From the details provided, some key information to identify the release year of a CPU would typically be the "Vendor ID", "Model name", "CPU family", and "Model".

Given that:

The model number 63 under CPU family 6 corresponds to Intel's Haswell microarchitecture. Intel's Haswell processors were introduced in 2013.

Therefore, based on the details provided, the CPU likely belongs to Intel's Haswell generation, which was released in 2013. However, it's important to note that the exact model or specifics might vary, and the data provided also suggests it's running in a virtual environment (e.g., QEMU), so this is a virtual CPU rather than a physical one.

HammadB commented 1 year ago

Hi all, please try again with the release of v0.4.6 which comes with several large performance improvements.

Offek commented 10 months ago

@HammadB Experiencing a similar issue here on version 0.4.18. I'm trying to add many embedding items (in the millions) in batches of 40k.

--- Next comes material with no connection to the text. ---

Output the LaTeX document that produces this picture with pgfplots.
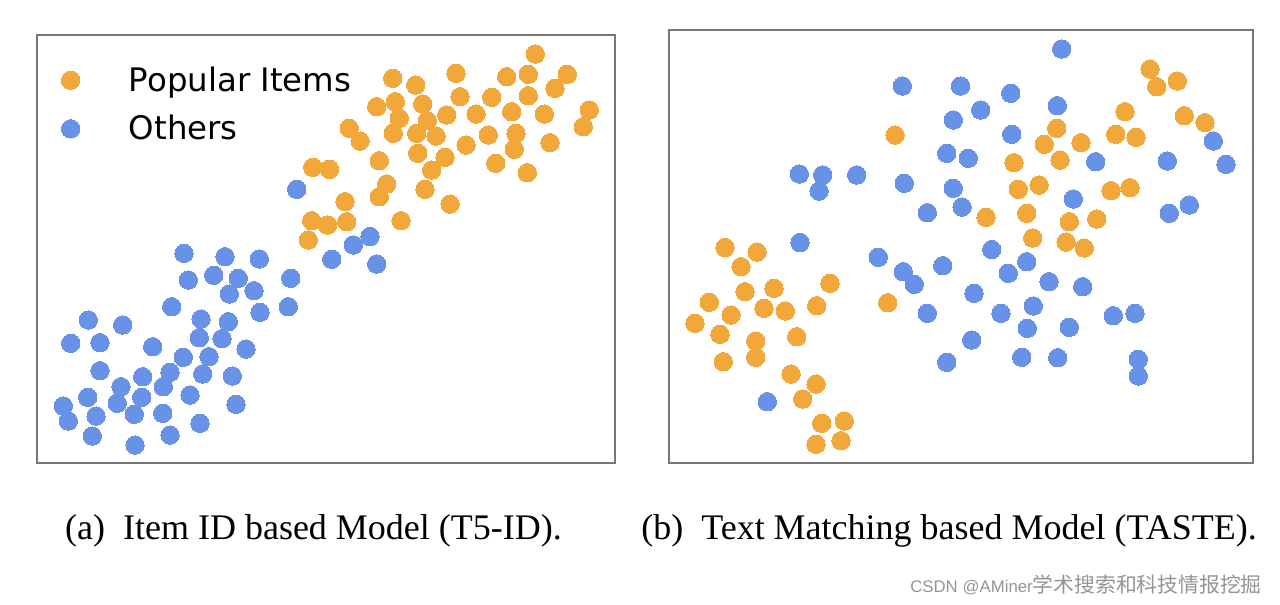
\documentclass[border=0pt]{standalone}
\usepackage{pgfplots}
\pgfplotsset{compat=1.18}
\usepackage{fontspec}
\setmainfont{Liberation Serif}
\newfontfamily\dejavu{DejaVu Sans}
\newfontfamily\arial{Liberation Sans}
\newfontfamily\cjk{Noto Sans CJK SC}
\definecolor{popC}{RGB}{241,167,57}
\definecolor{othC}{RGB}{104,146,232}
\definecolor{frameC}{RGB}{120,120,120}
\pgfplotsset{
  panel/.style={
    scale only axis, y dir=reverse,
    xtick=\empty, ytick=\empty,
    axis line style={frameC, line width=1pt},
    clip=false,
  },
  pop/.style={color=popC, only marks, mark=*, mark size=4.6pt,
    mark options={solid, fill=popC, draw=popC, line width=0pt}},
  oth/.style={color=othC, only marks, mark=*, mark size=4.6pt,
    mark options={solid, fill=othC, draw=othC, line width=0pt}},
}
\begin{document}
\begin{tikzpicture}
\useasboundingbox (0pt,0pt) rectangle (640pt,-302.5pt);
% ---------- panel (a) ----------
\begin{axis}[panel,
  anchor=north west, at={(18.5pt,-17.5pt)},
  width=289pt, height=214pt,
  xmin=37, xmax=615, ymin=35, ymax=463,
  legend style={at={(axis cs:55,58)}, anchor=north west, draw=none, fill=none,
    font=\dejavu\fontsize{16.2}{19}\selectfont, row sep=6.5pt,
    /tikz/every odd column/.append style={column sep=22.5pt}},
  legend cell align=left,
]
\addplot[pop] coordinates {
(312.7,167.3) (329.5,169.3) (311.7,220.7) (327.5,225) (308.3,240)
(535.3,54) (456,73.3) (506.7,76.7) (528.3,74.3) (567.3,74.3) (392.7,78.3) (415.7,85)
(555,88.3) (460,96.7) (491.7,97.3) (528.3,95.7) (376.7,106.7) (395.3,101.7) (422.7,104)
(446.7,115) (476,114) (511.7,111.7) (544.3,114) (589.3,110) (399.3,118.3) (427.3,120.7)
(583.3,126.7) (349.3,128.3) (360,141) (393.3,133.3) (416.7,133.3) (436,136) (466,145)
(488.3,135) (516,133.3) (514.3,149.3) (550,142.7) (379.3,160.7) (417.7,153.3) (445,157.3)
(431.7,170) (495.7,163.3) (527.3,172.7) (386.7,184) (379.3,196.7) (425,189.3) (450,204)
(345,201.7) (346.7,221.7) (401,220.7)
};
\addlegendentry{Popular Items}
\addplot[oth] coordinates {
(296.7,189.3) (370,236.5) (353.3,245) (331.7,259.3) (376.7,264)
(184,253.3) (225,256.7) (259.3,259) (188.3,280) (213.7,275.3) (238.3,278.3) (290.7,278.3)
(229.3,294) (254,290.7) (171.7,306.7) (260,312.3) (288.3,306.7) (88.3,320) (122.7,325)
(201,319) (228.3,321.7) (70.7,343.3) (100,342.7) (152.7,346.7) (199.3,337.7) (222,338.7)
(246,349) (183.3,357.3) (209,356.7) (100,370.7) (142.7,376.7) (170,372.3) (202.7,374)
(232.3,376) (121,386.7) (163.3,386.7) (87.7,397.3) (141.7,397.3) (190,395) (117.3,403.3)
(63.3,406) (96,416) (134.3,414.3) (162.7,413.3) (236,404.3) (68.3,421) (200,423.3)
(92.3,436) (170,435) (135,445)
};
\addlegendentry{Others}
\end{axis}
% ---------- panel (b) ----------
\begin{axis}[panel,
  anchor=north west, at={(334.5pt,-15pt)},
  width=291.75pt, height=216.5pt,
  xmin=669, xmax=1252.5, ymin=30, ymax=463,
]
\addplot[pop] coordinates {
(895,135) (725,247.5) (757,252) (1150,69) (1156.7,86.7) (1177.3,81) (1125,111.7)
(1184.3,115.7) (1205,122.7) (1056.7,128.3) (1115.7,134.3) (1136,137.3) (1044.3,144.3)
(1081,142.7) (1014,162.7) (1060,160) (1018.3,189.3) (1039,185) (1111,190.7) (1130,187.7)
(986,217.3) (1026.7,213.3) (1069.3,221.7) (1096.7,219) (1032.7,238) (1066,242) (1084.2,248)
(741,266.7) (745,291.7) (774,288.3) (830,283.3) (709.3,302.3) (731,315) (764,308.3)
(785.3,311) (816.7,305.7) (887.7,302.7) (695,323.3) (720,334.3) (755.7,341) (796.7,336.7)
(755.7,357.3) (723.3,361.7) (791,374) (816,384) (802.7,399) (821.7,423.3) (844.3,421)
(816,444.3) (841,440.7)
};
\addplot[oth] coordinates {
(902.3,86) (960.5,86) (953.3,120) (946.7,153.3) (799.3,174) (822.7,175) (856.7,175)
(819,191) (904.3,183.3) (953.3,188.3) (962,207) (927.3,212.7) (800,242.5) (878.3,257.3)
(1061.7,49) (1010.7,93.3) (980.7,110) (1057.3,105.7) (1011.7,134.3) (1213.3,141)
(968.3,158.3) (1095.7,161.7) (1167.3,161) (1226,164.3) (1073.3,199) (1189.3,205)
(1169.3,213.3) (991.7,249.5) (942.7,265.7) (1026.7,261.7) (1008.3,273.3) (1049,281.7)
(1082.7,286.7) (974,293.3) (1033.3,306) (1001,313.3) (1113.3,315.7) (1135,313.3)
(1027.3,328.3) (1069.3,327.3) (971.7,340) (946.7,362.3) (1021.7,357.3) (1057.7,357.7)
(1138.3,359.3) (1138.3,376) (903.3,271.7) (914.3,284.3) (927.3,313.3) (767.3,401.7)
};
\end{axis}
% ---------- captions ----------
\node[font=\fontsize{18}{20}\selectfont, inner sep=0pt] at (156.75pt,-265.5pt)
  {(a)\hspace{0.5em}Item ID based Model (T5-ID).};
\node[font=\fontsize{18}{20}\selectfont, inner sep=0pt] at (474.5pt,-265.5pt)
  {(b)\hspace{0.5em}Text Matching based Model (TASTE).};
\node[text=black!42, inner sep=0pt, anchor=base east]
  at (631pt,-296.2pt) {\arial\fontsize{8.4}{9}\selectfont CSDN @AMiner\cjk\fontsize{10.4}{12}\selectfont 学术搜索和科技情报挖掘};
\end{tikzpicture}
\end{document}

Every run is slower than the previous run, until it becomes really really slow and will just take too long to insert. Tried multiple embedding sizes and the issue persists. The machine I'm testing on has a 13th Gen Intel, plenty of RAM and a super fast M.2 storage. I think the issue comes from sqlite or some indexing. I see it is using a single process and the indexing might be too complex for so many items.